The VA acknowledged the change in an email to a veterans group called Disabled Vets of America after it raised the issue on behalf of patients who had reported significant delays in receiving medication from USPS in recent weeks amid a nationwide slowdown, according to a copy of the correspondence reviewed by CNN.

"The VA has now confirmed to us that the United States Postal Service (USPS), which is responsible for delivering about 90% of all VA mail order prescriptions, has indeed been delayed in delivering these critical medications by an average of almost 25% over the past year, with many locations experiencing much more significant delays," the group's national commander, Stephen Whitehead, said in a statement Monday.

"To help mitigate these postal delays, the VA has been forced to switch to alternative delivery services in a number of areas across the country and is taking other actions to expedite processing and delivery of prescriptions," Whitehead added.

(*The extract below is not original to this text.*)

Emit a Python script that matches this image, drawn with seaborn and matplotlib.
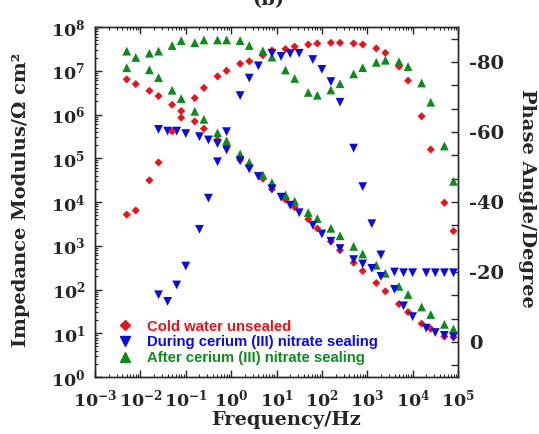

Those areas include Detroit, parts of New York and New Jersey, which were identified as hotspots with delivery delays, according to the VA email to veterans group, which was reviewed by CNN.

The VA "proactively converted from USPS to United Parcel Service (UPS) 2nd day air for those areas until service levels could be returned," the email says. The department also identified a "delivery service issue with UPS in the Arizona area and converted to Fed-Ex for roughly 5-weeks until service levels were restored with UPS," it adds.